Officially opened on Aug. 4 after a quick "wet run" with the staff two days earlier, the vibe in Cocktail Bar is sophisticated, restrained, and civil. Gone are the sheets of Hoof Café's acorn-dotted country wallpaper; in their place are sheets of cool, matte slate paint.

Purists will be pleased to find the city's best Manhattan (Ms. Agg's housemade bitters, Carpano Antica vermouth) on Cocktail Bar's menu, but that drink is only one of a mouthful you could also order across the way at Black Hoof.

Cocktail Bar's soon-to-be-signature cumin mojito and revelations like the smoky, rum-based tailor of Panama, are part of a lineup of creations that feel adventurous. Which is exactly what Ms. Agg is hoping to see more of in Toronto.

"I think it's really sad that we are, as a cocktail city, 10 years behind places like New York and Seattle and Vancouver."
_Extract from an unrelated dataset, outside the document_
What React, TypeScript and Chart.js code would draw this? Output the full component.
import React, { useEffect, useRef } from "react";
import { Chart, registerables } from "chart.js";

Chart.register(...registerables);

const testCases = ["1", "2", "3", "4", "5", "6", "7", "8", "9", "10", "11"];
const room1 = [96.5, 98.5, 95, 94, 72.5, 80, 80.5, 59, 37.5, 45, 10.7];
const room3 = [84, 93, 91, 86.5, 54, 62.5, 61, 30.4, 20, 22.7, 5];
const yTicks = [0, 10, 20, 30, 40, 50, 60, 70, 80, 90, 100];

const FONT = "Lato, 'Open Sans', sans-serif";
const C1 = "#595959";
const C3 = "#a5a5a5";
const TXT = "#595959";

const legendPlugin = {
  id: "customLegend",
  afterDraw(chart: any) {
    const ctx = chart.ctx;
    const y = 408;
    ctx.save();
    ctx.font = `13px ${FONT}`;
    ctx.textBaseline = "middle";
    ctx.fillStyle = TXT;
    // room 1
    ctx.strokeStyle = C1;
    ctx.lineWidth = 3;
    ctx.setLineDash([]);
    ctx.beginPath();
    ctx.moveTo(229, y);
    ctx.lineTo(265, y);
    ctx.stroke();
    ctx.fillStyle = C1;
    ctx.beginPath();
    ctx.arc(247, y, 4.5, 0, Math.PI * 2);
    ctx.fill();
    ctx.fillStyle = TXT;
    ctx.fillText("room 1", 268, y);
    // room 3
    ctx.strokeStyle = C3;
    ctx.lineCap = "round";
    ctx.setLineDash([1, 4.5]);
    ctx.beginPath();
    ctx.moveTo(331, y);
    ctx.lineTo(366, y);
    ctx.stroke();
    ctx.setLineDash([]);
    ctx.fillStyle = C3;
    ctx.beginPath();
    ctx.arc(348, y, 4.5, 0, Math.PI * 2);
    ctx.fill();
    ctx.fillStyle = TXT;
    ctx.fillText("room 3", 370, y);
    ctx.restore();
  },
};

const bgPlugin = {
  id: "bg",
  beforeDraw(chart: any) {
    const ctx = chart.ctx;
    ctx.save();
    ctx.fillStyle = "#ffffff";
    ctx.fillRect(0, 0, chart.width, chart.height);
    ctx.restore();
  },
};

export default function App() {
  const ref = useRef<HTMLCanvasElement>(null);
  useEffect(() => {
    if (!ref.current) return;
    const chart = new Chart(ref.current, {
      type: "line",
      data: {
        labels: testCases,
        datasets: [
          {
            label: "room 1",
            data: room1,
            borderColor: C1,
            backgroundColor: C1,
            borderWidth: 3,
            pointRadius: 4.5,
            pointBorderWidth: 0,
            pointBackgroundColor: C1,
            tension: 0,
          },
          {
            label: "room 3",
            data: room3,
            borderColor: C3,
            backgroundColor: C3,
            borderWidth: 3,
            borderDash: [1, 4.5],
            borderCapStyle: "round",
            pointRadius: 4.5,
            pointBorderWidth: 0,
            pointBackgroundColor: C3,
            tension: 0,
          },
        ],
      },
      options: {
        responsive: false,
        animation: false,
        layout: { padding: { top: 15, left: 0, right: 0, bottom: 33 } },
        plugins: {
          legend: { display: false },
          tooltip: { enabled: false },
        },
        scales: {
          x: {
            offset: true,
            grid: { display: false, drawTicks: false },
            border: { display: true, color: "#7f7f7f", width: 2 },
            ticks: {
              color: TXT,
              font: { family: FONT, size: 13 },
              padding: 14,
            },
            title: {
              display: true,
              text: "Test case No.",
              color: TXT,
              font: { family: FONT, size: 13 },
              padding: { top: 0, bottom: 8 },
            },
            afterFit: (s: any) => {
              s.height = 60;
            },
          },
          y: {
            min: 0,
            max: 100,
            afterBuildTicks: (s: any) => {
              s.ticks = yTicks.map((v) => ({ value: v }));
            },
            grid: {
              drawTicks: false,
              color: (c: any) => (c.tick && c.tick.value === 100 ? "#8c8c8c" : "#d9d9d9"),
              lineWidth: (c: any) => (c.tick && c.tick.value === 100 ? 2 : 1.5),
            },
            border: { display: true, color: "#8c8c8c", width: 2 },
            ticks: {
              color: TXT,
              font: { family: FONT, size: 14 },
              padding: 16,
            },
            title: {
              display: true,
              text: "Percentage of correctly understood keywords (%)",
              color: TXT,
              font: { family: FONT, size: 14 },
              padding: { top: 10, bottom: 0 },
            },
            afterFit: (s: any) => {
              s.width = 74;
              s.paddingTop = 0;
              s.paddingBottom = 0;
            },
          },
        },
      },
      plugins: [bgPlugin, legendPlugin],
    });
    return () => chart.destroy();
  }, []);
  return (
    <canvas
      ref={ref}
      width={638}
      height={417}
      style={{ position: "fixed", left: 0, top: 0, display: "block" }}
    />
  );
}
"Milk & Honey, Angel's Share, those bars were really pushing the envelope 10, 12 years ago," Ms. Agg says. "The fact that nobody in Toronto was doing that, I mean, I'm certainly to blame. I was doing Cobalt, which was, you know," she smiles, "it wasn't a drink menu like this."

Why does she think that was the case?

"People are kind of scared to put new things out there," she says.

"We're a very young city, we're a very insecure city, and people always say, 'Well, Toronto's not New York'. I mean, no, Toronto's not New York," she pauses, "but let's work hard at making it cool anyway."